Зинаида слушала старика, и сердце ее то вздрагивало, то замирало, как перепуганный зайчонок. Она-то понимала, что Иван Степаныч хоть и говорил о Саше, а сам все думает о Стене. О ком же ему думать, как не о сыне? А о Саше он ей вспомнил, чтобы пожалеть и ее. Да и почувствовать самому, что он в своих тревожных думах-ожиданиях, в своей хрупкой надежде не один.
— Ты уж, Зинаидушка, не серчай на меня, что многие мои заботы в твои руки перешли. Ослаб я нынче что-то. Может, болезнь какая завелась. Ночами не сплю. Думаю все, думаю… Надысь… Слышь меня?
— Слышу, дядя Ваня, слышу.
— Ребенком себя увидел. — Иван Степаныч засмеялся и голос его задрожал. — И вроде как у матери на коленях. А колени материны — теплые-теплые…
Зинаида распихала сено по кормушкам, распрямила спину и посмотрела на старика. Тот стоял в дверном проеме и утирал щеки трясущимися шершавыми, как неструтаные доски, ладонями.

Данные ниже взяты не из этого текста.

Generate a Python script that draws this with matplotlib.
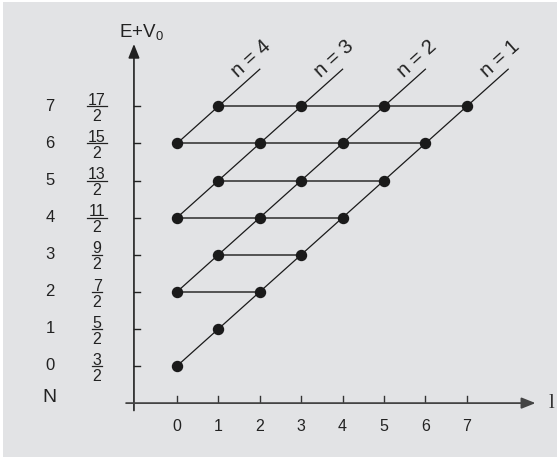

— Вот бы, доченька, умереть так, — сказал он хлюпающим шепотом. — У матери на коленях…
Она стояла, окаменев. Вспомнила об отце, о матери. Ведь и они там плачут по ним. Что там, в Прудках? Все небось в землянках спасаются…

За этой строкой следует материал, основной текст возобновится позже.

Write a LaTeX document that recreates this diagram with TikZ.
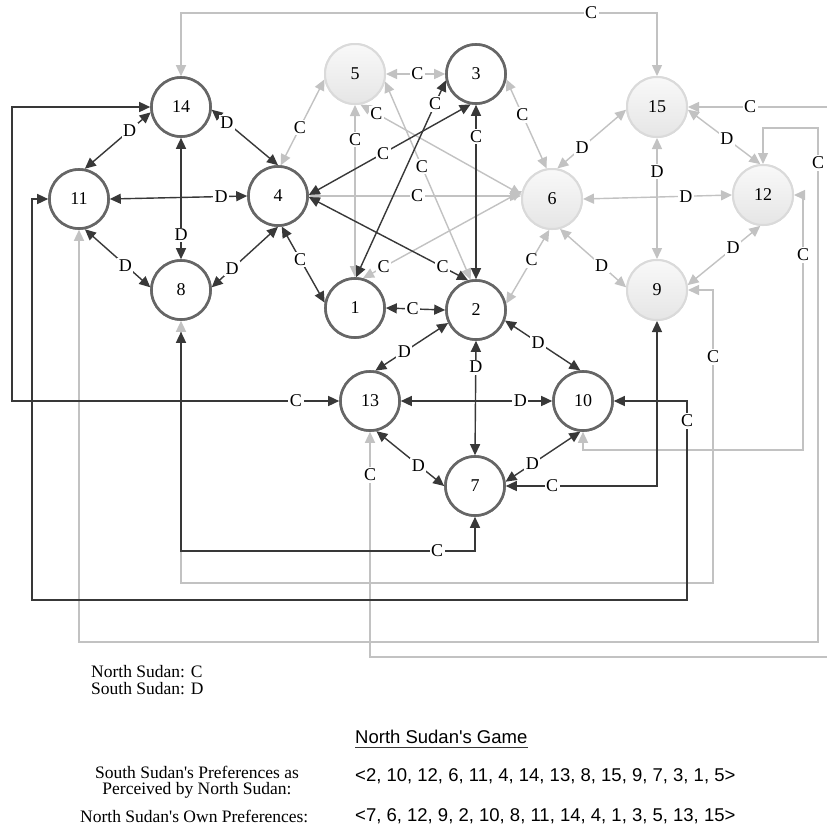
\documentclass[tikz,border=0pt]{standalone}
\usepackage{fontspec}
\setmainfont{Liberation Serif}
\newfontfamily\serf{Liberation Serif}
\newfontfamily\sansf{Liberation Sans}
\usetikzlibrary{arrows.meta}
\definecolor{dk}{HTML}{383838}
\definecolor{lt}{HTML}{C2C2C2}
\definecolor{nb}{HTML}{666666}
\definecolor{gb}{HTML}{DADADA}
\begin{document}
\begin{tikzpicture}[x=1pt,y=-1pt,
  dn/.style={circle, draw=nb, line width=2.6pt, fill=white, minimum size=59pt, inner sep=0pt, font=\serf\fontsize{18}{18}\selectfont},
  ln/.style={circle, draw=gb, line width=2pt, top color=gray!5, bottom color=gray!20, minimum size=60pt, inner sep=0pt, font=\serf\fontsize{18}{18}\selectfont},
  tip/.tip={Triangle[length=11pt,width=10pt]},
  de/.style={draw=dk, line width=1.4pt, tip-tip},
  le/.style={draw=lt, line width=1.4pt, tip-tip},
  lbl/.style={fill=white, inner sep=1.5pt, font=\serf\fontsize{18}{18}\selectfont},
  txt/.style={inner sep=0pt, font=\serf\fontsize{17.5}{16}\selectfont},
  stxt/.style={inner sep=0pt, font=\sansf\fontsize{18.5}{18}\selectfont},
]
\useasboundingbox (0,0) rectangle (827,836);
\fill[white] (0,0) rectangle (827,836);
\clip (0,0) rectangle (827,836);

% node coordinates
\coordinate (p14) at (181,107);
\coordinate (p11) at (79,199);
\coordinate (p4) at (278,196);
\coordinate (p8) at (181,290);
\coordinate (p5) at (355,74);
\coordinate (p3) at (476,74);
\coordinate (p6) at (552,199);
\coordinate (p15) at (657,107);
\coordinate (p12) at (763,195);
\coordinate (p9) at (657,290);
\coordinate (p1) at (355,308);
\coordinate (p2) at (476,310);
\coordinate (p13) at (370,401);
\coordinate (p10) at (583,401);
\coordinate (p7) at (475,486);

% place nodes first (for anchors); drawn again on top later
\path
  node[dn] (n14) at (p14) {14}
  node[dn] (n11) at (p11) {11}
  node[dn] (n4) at (p4) {4}
  node[dn] (n8) at (p8) {8}
  node[ln] (n5) at (p5) {5}
  node[dn] (n3) at (p3) {3}
  node[ln] (n6) at (p6) {6}
  node[ln] (n15) at (p15) {15}
  node[ln] (n12) at (p12) {12}
  node[ln] (n9) at (p9) {9}
  node[dn] (n1) at (p1) {1}
  node[dn] (n2) at (p2) {2}
  node[dn] (n13) at (p13) {13}
  node[dn] (n10) at (p10) {10}
  node[dn] (n7) at (p7) {7};

% ---------- light edges ----------
\draw[le] (n5.190) -- coordinate[pos=.56] (c7) (n4.85);
\draw[le] (n5.south) -- coordinate[pos=.2] (c8) (n1.north);
\draw[le] (n5.east) -- coordinate[pos=.53] (c9) (n3.west);
\draw[le] (n5.-80) -- coordinate[pos=.1] (c10) (n6.172);
\draw[le] (n5.-14) -- coordinate[pos=.43] (c11) (n2.100);
\draw[le] (n4.east) -- coordinate[pos=.51] (c12) (n4.east -| n6.west);
\draw[le] (n1.75) -- coordinate[pos=.13] (c13) (n6.165);
\draw[le] (n3.-10) -- coordinate[pos=.4] (c14) (n6.100);
\draw[le] (n6.-95) -- coordinate[pos=.41] (c15) (n2.12);
\draw[le] (n6.80) -- coordinate[pos=.36] (d13) (n15.185);
\draw[le] (n6.east) -- coordinate[pos=.69] (d14) (n12.west);
\draw[le] (n6.-75) -- coordinate[pos=.63] (d15) (n9.175);
\draw[le] (n15.south) -- coordinate[pos=.28] (d16) (n9.north);
\draw[le] (n15.-5) -- coordinate[pos=.54] (d17) (n12.95);
\draw[le] (n12.-95) -- coordinate[pos=.375] (d18) (n9.9);

\coordinate (e1) at (181,13);  \coordinate (e2) at (657,13);
\draw[le] (n14.north) -- (e1) -- (e2) -- (n15.north);
\coordinate (f1) at (840,107); \coordinate (f2) at (840,657); \coordinate (f3) at (370,657);
\draw[le] (n15.east) -- (f1) -- (f2) -- (f3) -- (n13.south);
\coordinate (g1) at (763,128); \coordinate (g2) at (818,128); \coordinate (g3) at (818,642); \coordinate (g4) at (79,642);
\draw[le] (n12.north) -- (g1) -- (g2) -- (g3) -- (g4) -- (n11.south);
\coordinate (h1) at (803,195); \coordinate (h2) at (803,450); \coordinate (h3) at (583,450);
\draw[le] (n12.east) -- (h1) -- (h2) -- (h3) -- (n10.south);
\coordinate (k1) at (713,290); \coordinate (k2) at (713,583); \coordinate (k3) at (181,583);
\draw[le] (n9.east) -- (k1) -- (k2) -- (k3) -- (n8.south);

% ---------- dark edges ----------
\draw[de] (n14.190) -- coordinate[pos=.32] (d1) (n11.79);
\draw[de] (n14.-5) -- coordinate[pos=.23] (d2) (n4.90);
\draw[de] (n14.south) -- coordinate[pos=.80] (d3) (n8.north);
\draw[de] (n11.east) -- coordinate[pos=.81] (d4) (n4.west);
\draw[de] (n11.-79) -- coordinate[pos=.62] (d5) (n8.175);
\draw[de] (n8.5) -- coordinate[pos=.31] (d6) (n4.-90);
\draw[de] (n4.-83) -- coordinate[pos=.43] (c1) (n1.170);
\draw[de] (n4.2) -- coordinate[pos=.46] (c2) (n3.-100);
\draw[de] (n4.-2) -- coordinate[pos=.84] (c3) (n2.105);
\draw[de] (n1.88) -- coordinate[pos=.88] (c4) (n3.192);
\draw[de] (n3.south) -- coordinate[pos=.18] (c5) (n2.north);
\draw[de] (n1.east) -- coordinate[pos=.45] (c6) (n2.west);
\draw[de] (n2.-155) -- coordinate[pos=.6] (d7) (n13.80);
\draw[de] (n2.-20) -- coordinate[pos=.44] (d8) (n10.95);
\draw[de] (n2.south) -- coordinate[pos=.23] (d9) (n7.north);
\draw[de] (n13.east) -- coordinate[pos=.79] (d10) (n10.west);
\draw[de] (n13.-78) -- coordinate[pos=.62] (d11) (n7.180);
\draw[de] (n10.-95) -- coordinate[pos=.64] (d12) (n7.8);

\draw[de] (n9.south) |- (n7.east);
\coordinate (m1) at (181,551);
\draw[de, shorten <=11pt] (n8.south) -- (m1) -| (n7.south);
\coordinate (q1) at (12,107); \coordinate (q2) at (12,401);
\draw[de] (n14.west) -- (q1) -- (q2) -- (n13.west);
\coordinate (r1) at (32,199); \coordinate (r2) at (32,600); \coordinate (r3) at (687,600); \coordinate (r4) at (687,401);
\draw[de] (n11.west) -- (r1) -- (r2) -- (r3) -- (r4) -- (n10.east);

% ---------- nodes ----------
\node[dn] at (p14) {14};
\node[dn] at (p11) {11};
\node[dn] at (p4) {4};
\node[dn] at (p8) {8};
\node[ln] at (p5) {5};
\node[dn] at (p3) {3};
\node[ln] at (p6) {6};
\node[ln] at (p15) {15};
\node[ln] at (p12) {12};
\node[ln] at (p9) {9};
\node[dn] at (p1) {1};
\node[dn] at (p2) {2};
\node[dn] at (p13) {13};
\node[dn] at (p10) {10};
\node[dn] at (p7) {7};

% ---------- labels ----------
\foreach \n in {d1,d2,d3,d4,d5,d6,d7,d8,d9,d10,d11,d12,d13,d14,d15,d16,d17,d18}
  \node[lbl] at (\n) {D};
\foreach \n in {c1,c2,c3,c4,c5,c6,c7,c8,c9,c10,c11,c12,c13,c14,c15}
  \node[lbl] at (\n) {C};
\node[lbl] (l1) at (552,486) {C};
\node[lbl] (l2) at (437,551) {C};
\node[lbl] (l3) at (296,401) {C};
\node[lbl] (l4) at (687,421) {C};
\node[lbl] (l5) at (591,13) {C};
\node[lbl] (l6) at (750,107) {C};
\node[lbl] (l7) at (370,475) {C};
\node[lbl] (l8) at (818,163) {C};
\node[lbl] (l9) at (803,255) {C};
\node[lbl] (l10) at (713,357) {C};

% ---------- text ----------
\node[txt, anchor=west] (t1) at (91,672) {North Sudan: C};
\node[txt, anchor=west] (t2) at (91,689) {South Sudan: D};
\node[stxt, anchor=base west] (game) at (355,743) {North Sudan's Game};
\draw[dk, line width=1.3pt] ([yshift=-4.5pt]game.base west) -- ([yshift=-4.5pt]game.base east);
\node[txt, align=center] (t3) at (197,782) {South Sudan's Preferences as\\Perceived by North Sudan:};
\node[txt, anchor=west] (t4) at (80,816) {North Sudan's Own Preferences:};
\node[stxt, anchor=west] (t5) at (355,776) {<2, 10, 12, 6, 11, 4, 14, 13, 8, 15, 9, 7, 3, 1, 5>};
\node[stxt, anchor=west] (t6) at (355,816) {<7, 6, 12, 9, 2, 10, 8, 11, 14, 4, 1, 3, 5, 13, 15>};
\end{tikzpicture}
\end{document}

Старик тем временем высморкался, пришел в себя и замахал руками:
— Не обращай внимания, Зинаидушка, что я тут тебе наговорил. Это я так… Так… Васютке, смотри, ничего… Ни-ни… У ней и так день и ночь одно перед глазами — Стеня. Сердце на лепушке… Об этом лучше молчать.

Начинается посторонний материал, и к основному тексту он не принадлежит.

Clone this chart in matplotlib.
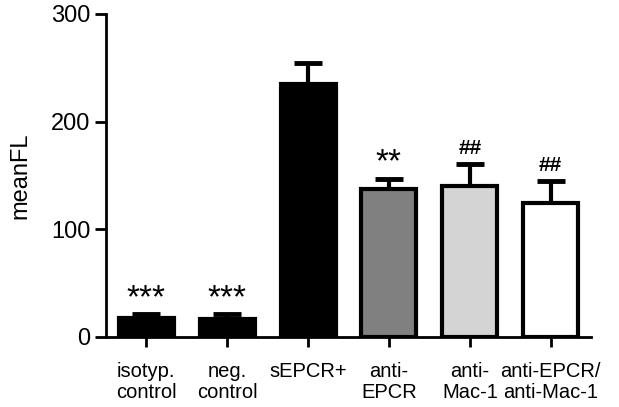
import numpy as np
import matplotlib.pyplot as plt

plt.rcParams['font.family'] = ['Liberation Sans', 'DejaVu Sans']

groups = ["isotyp.\ncontrol", "neg.\ncontrol", "sEPCR+", "anti-\nEPCR", "anti-\nMac-1", "anti-EPCR/\nanti-Mac-1"]
means = [18, 17, 235, 137, 140, 124]
errs = [3, 4, 19, 10, 21, 21]
colors = ["black", "black", "black", "#808080", "#d4d4d4", "white"]
marks = ["***", "***", "", "**", "##", "##"]

fig = plt.figure(figsize=(6.19, 4.07), dpi=100)
ax = fig.add_axes([0.171, 0.172, 0.784, 0.794])

x = np.arange(len(groups))
ax.bar(x, means, width=0.68, color=colors, edgecolor="black", linewidth=3, zorder=2)
ax.errorbar(x, means, yerr=[np.zeros(len(errs)), errs], fmt="none", ecolor="black",
            elinewidth=3, capsize=10, capthick=3.5, zorder=1)

for xi, m, e, s in zip(x, means, errs, marks):
    if not s:
        continue
    if "*" in s:
        ax.text(xi, m + e + 0, s, ha="center", va="bottom", fontsize=24)
    else:
        ax.text(xi, m + e + 5, s, ha="center", va="bottom", fontsize=15, fontweight="bold")

ax.set_xlim(-0.5, 5.5)
ax.set_ylim(0, 300)
ax.set_yticks([0, 100, 200, 300])
ax.set_xticks(x)
ax.set_xticklabels(groups, fontsize=14.5, linespacing=1.15)
ax.tick_params(axis="y", labelsize=17, width=2, length=8, direction="out", pad=3)
ax.tick_params(axis="x", width=2, length=7, direction="out", pad=11)
ax.set_ylabel("meanFL", fontsize=17, labelpad=14)

for side in ["top", "right"]:
    ax.spines[side].set_visible(False)
for side in ["left", "bottom"]:
    ax.spines[side].set_linewidth(2)

fig.savefig("out.png", dpi=100)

Лучше молчать, поняла она и свою тоску. Лучше молчать. Тася тоже о своем думает. Анна Витальевна — о своем. А сойдутся вместе, сядут где-нибудь на бревнышке у воды или на широкой лавке у теплой печи и заведут старинную песню, в которой все-то друг дружке и выскажут, все-то выплачут. Глядишь, и легче на душе становится, вроде как светлее. Надежде больше места становится. А то вдруг Анна Витальевна начнет рассказывать о разных странах. И так здорово, с такими подробностями, что кажется, что сама она там побывала, а теперь им просто пересказывает то, что видела да слышала, да где своей ногой ступала. То вдруг с детьми заведет какую-нибудь веселую игру, так что в доме все кувырком. То вдруг притихнет и о чем-то задумается, и в глазах такая мука, что лучше в них и не глядеть.
Тася намного проще и понятнее. Душа у нее светлее. Когда печалится, все песни свои поет. На своем родном языке, на белорусском. Зинаида любила ее слушать. В тех песнях есть такие слова, что от них душа замирает и плакать хочется.